■ STATED GOAL: Everything from the first line of the data through the line with "0.98, 0.97, 0.83];" is to be echoed exactly, minus the pictures.

■ DATA:

------------------------------------

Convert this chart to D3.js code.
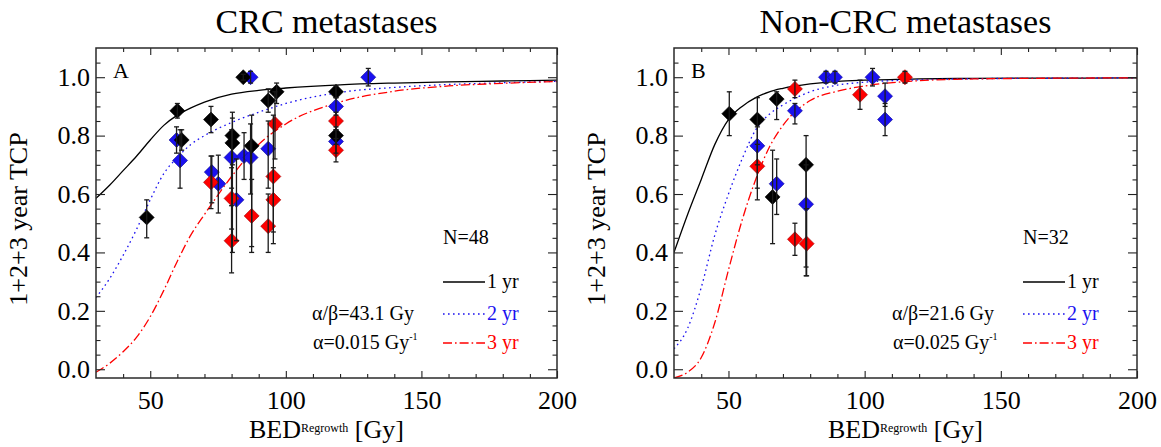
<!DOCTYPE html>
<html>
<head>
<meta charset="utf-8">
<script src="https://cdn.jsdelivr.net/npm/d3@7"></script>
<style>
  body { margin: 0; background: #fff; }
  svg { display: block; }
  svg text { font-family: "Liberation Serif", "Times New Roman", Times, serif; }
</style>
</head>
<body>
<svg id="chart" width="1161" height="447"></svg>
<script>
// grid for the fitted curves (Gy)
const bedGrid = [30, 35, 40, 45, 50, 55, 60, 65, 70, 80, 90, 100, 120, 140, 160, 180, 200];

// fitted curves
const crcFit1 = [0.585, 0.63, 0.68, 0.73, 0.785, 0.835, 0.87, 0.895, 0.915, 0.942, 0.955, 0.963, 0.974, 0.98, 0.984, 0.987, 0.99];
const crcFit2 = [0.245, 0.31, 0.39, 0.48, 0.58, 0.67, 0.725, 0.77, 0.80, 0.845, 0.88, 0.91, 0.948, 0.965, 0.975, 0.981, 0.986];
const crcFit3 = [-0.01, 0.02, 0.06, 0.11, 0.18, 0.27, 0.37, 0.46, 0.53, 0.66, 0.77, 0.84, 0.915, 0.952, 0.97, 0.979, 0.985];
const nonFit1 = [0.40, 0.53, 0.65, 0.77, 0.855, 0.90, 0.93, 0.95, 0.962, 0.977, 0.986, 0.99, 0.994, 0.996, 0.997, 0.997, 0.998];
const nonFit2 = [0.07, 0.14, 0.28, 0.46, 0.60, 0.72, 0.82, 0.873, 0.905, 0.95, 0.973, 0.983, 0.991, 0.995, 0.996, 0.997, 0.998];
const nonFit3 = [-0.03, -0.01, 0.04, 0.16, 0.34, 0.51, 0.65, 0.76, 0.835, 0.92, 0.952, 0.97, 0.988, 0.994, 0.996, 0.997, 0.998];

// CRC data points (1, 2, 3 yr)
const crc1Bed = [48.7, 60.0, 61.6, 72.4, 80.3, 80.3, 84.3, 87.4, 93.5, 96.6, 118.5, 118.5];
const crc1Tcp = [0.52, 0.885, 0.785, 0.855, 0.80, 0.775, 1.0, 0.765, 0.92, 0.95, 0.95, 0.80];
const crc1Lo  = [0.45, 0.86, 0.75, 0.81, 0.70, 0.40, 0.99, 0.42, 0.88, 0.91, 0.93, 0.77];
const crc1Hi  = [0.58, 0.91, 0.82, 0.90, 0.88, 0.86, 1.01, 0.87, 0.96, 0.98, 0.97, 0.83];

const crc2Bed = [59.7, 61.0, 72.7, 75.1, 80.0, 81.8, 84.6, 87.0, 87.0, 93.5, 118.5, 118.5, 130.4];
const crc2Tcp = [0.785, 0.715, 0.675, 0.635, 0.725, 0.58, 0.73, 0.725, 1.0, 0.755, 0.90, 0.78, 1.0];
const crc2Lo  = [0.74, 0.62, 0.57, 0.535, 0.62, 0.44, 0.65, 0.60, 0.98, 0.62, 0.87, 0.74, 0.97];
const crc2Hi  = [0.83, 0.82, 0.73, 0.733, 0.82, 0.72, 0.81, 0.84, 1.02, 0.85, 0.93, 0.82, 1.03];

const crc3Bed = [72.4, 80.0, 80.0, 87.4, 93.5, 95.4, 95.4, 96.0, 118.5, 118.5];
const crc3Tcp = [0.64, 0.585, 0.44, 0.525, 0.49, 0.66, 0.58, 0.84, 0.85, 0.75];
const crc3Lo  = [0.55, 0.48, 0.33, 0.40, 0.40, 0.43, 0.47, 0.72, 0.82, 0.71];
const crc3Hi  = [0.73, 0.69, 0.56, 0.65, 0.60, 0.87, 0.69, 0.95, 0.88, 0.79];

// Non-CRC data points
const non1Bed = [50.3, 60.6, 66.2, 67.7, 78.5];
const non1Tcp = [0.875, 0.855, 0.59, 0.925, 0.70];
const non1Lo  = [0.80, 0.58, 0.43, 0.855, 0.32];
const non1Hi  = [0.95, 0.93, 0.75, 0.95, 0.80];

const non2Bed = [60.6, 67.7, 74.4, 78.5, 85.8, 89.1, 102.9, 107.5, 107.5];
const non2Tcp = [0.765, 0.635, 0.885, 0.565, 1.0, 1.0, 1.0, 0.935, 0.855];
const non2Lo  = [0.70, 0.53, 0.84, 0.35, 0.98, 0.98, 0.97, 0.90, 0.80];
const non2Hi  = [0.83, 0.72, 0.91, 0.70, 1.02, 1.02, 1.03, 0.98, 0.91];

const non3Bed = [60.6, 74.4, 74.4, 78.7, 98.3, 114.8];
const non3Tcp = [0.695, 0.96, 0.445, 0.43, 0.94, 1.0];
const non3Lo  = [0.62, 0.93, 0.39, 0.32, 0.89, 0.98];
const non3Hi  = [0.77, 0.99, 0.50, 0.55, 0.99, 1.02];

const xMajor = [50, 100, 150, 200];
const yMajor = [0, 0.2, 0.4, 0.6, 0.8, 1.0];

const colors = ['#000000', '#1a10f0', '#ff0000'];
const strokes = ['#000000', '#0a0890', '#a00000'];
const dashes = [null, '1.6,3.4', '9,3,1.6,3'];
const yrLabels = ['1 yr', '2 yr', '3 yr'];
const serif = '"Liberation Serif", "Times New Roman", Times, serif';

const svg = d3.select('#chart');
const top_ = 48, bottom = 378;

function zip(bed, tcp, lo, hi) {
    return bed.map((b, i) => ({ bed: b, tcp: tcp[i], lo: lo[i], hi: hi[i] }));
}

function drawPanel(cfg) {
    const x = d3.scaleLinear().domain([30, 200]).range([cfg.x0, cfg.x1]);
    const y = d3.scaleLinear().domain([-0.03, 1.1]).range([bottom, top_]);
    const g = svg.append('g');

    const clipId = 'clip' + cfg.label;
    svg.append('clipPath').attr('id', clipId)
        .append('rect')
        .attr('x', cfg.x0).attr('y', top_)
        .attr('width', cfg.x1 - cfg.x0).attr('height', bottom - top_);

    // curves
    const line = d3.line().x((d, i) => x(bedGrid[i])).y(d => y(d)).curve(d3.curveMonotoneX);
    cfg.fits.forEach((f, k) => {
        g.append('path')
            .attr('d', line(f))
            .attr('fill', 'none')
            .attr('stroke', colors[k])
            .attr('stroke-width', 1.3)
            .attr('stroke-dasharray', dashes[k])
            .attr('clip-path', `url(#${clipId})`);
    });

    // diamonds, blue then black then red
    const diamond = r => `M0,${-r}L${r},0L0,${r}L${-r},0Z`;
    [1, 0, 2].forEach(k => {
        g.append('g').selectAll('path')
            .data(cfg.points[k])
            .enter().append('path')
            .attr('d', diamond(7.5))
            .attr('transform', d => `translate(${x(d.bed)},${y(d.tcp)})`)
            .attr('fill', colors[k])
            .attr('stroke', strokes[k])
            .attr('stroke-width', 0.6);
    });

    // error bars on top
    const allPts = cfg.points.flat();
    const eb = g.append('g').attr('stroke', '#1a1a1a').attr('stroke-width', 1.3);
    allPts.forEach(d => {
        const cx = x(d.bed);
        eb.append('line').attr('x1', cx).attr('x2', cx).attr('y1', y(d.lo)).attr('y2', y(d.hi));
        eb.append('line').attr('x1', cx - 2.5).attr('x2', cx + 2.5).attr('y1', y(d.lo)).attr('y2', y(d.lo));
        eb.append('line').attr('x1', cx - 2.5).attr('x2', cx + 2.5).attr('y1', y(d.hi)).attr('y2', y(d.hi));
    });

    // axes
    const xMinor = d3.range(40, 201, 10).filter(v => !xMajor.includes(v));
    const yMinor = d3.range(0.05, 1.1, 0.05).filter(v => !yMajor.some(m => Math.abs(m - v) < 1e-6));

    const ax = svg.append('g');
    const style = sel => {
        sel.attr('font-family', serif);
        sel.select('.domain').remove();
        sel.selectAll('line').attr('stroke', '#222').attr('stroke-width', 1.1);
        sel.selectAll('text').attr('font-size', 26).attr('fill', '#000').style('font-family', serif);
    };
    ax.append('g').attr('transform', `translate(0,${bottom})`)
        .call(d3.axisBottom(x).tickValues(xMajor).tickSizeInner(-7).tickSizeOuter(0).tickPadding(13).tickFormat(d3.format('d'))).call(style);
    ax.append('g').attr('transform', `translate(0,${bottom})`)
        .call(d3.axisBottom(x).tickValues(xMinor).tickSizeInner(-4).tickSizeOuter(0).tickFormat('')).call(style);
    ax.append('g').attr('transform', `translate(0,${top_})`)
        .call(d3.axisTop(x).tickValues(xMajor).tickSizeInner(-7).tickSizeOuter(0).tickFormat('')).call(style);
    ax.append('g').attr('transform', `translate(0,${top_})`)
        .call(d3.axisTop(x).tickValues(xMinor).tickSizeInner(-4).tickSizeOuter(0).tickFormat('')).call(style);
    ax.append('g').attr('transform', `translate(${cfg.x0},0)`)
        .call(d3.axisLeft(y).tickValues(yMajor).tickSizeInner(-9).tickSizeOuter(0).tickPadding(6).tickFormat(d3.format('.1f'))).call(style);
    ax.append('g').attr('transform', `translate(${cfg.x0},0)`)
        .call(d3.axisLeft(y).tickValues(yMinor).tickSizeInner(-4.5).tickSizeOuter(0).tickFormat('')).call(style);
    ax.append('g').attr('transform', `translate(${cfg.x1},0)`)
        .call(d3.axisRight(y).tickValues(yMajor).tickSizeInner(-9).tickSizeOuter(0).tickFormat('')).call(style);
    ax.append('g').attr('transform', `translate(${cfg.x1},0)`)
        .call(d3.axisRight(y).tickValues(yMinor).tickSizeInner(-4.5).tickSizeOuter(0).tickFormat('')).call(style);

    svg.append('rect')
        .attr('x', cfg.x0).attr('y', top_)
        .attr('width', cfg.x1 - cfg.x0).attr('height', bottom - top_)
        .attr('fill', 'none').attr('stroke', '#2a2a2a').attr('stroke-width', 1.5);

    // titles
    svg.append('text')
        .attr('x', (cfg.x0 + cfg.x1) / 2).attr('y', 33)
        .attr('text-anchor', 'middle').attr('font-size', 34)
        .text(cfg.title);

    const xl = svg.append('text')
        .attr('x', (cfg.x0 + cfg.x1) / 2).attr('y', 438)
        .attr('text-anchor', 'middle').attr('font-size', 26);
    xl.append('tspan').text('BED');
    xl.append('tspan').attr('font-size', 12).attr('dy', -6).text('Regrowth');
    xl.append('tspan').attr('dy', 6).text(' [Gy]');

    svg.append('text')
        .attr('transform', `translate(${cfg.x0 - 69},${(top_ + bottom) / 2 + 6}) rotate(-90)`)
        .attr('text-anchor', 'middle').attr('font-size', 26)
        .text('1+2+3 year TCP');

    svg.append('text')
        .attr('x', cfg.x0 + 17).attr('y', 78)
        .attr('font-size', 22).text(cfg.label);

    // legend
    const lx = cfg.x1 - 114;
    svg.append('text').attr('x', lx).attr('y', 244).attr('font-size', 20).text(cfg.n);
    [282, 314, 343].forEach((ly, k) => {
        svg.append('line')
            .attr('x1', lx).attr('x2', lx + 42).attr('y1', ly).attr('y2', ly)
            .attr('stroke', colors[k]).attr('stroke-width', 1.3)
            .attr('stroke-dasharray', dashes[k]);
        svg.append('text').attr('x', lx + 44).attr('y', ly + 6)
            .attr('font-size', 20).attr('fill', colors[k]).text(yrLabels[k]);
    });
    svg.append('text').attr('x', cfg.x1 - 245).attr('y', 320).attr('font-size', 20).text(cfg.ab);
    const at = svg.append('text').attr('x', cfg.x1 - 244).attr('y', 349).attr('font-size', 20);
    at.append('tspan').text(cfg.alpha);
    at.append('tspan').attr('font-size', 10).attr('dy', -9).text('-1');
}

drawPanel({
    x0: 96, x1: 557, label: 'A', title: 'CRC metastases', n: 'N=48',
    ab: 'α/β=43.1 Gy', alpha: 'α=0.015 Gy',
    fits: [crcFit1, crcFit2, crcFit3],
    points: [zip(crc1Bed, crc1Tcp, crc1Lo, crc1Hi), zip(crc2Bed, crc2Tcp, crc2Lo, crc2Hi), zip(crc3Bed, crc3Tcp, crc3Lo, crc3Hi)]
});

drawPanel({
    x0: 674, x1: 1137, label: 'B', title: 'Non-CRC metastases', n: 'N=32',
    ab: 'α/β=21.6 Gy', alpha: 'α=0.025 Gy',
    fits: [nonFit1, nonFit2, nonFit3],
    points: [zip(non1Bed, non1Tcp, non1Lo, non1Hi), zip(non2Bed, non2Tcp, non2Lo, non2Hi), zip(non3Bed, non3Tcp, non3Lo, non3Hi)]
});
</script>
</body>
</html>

------------------------------------

■ ANSWER FOR THIS EXERCISE:
Convert this chart to D3.js code.
<!DOCTYPE html>
<html>
<head>
<meta charset="utf-8">
<script src="https://cdn.jsdelivr.net/npm/d3@7"></script>
<style>
  body { margin: 0; background: #fff; }
  svg { display: block; }
  svg text { font-family: "Liberation Serif", "Times New Roman", Times, serif; }
</style>
</head>
<body>
<svg id="chart" width="1161" height="447"></svg>
<script>
// grid for the fitted curves (Gy)
const bedGrid = [30, 35, 40, 45, 50, 55, 60, 65, 70, 80, 90, 100, 120, 140, 160, 180, 200];

// fitted curves
const crcFit1 = [0.585, 0.63, 0.68, 0.73, 0.785, 0.835, 0.87, 0.895, 0.915, 0.942, 0.955, 0.963, 0.974, 0.98, 0.984, 0.987, 0.99];
const crcFit2 = [0.245, 0.31, 0.39, 0.48, 0.58, 0.67, 0.725, 0.77, 0.80, 0.845, 0.88, 0.91, 0.948, 0.965, 0.975, 0.981, 0.986];
const crcFit3 = [-0.01, 0.02, 0.06, 0.11, 0.18, 0.27, 0.37, 0.46, 0.53, 0.66, 0.77, 0.84, 0.915, 0.952, 0.97, 0.979, 0.985];
const nonFit1 = [0.40, 0.53, 0.65, 0.77, 0.855, 0.90, 0.93, 0.95, 0.962, 0.977, 0.986, 0.99, 0.994, 0.996, 0.997, 0.997, 0.998];
const nonFit2 = [0.07, 0.14, 0.28, 0.46, 0.60, 0.72, 0.82, 0.873, 0.905, 0.95, 0.973, 0.983, 0.991, 0.995, 0.996, 0.997, 0.998];
const nonFit3 = [-0.03, -0.01, 0.04, 0.16, 0.34, 0.51, 0.65, 0.76, 0.835, 0.92, 0.952, 0.97, 0.988, 0.994, 0.996, 0.997, 0.998];

// CRC data points (1, 2, 3 yr)
const crc1Bed = [48.7, 60.0, 61.6, 72.4, 80.3, 80.3, 84.3, 87.4, 93.5, 96.6, 118.5, 118.5];
const crc1Tcp = [0.52, 0.885, 0.785, 0.855, 0.80, 0.775, 1.0, 0.765, 0.92, 0.95, 0.95, 0.80];
const crc1Lo  = [0.45, 0.86, 0.75, 0.81, 0.70, 0.40, 0.99, 0.42, 0.88, 0.91, 0.93, 0.77];
const crc1Hi  = [0.58, 0.91, 0.82, 0.90, 0.88, 0.86, 1.01, 0.87, 0.96, 0.98, 0.97, 0.83];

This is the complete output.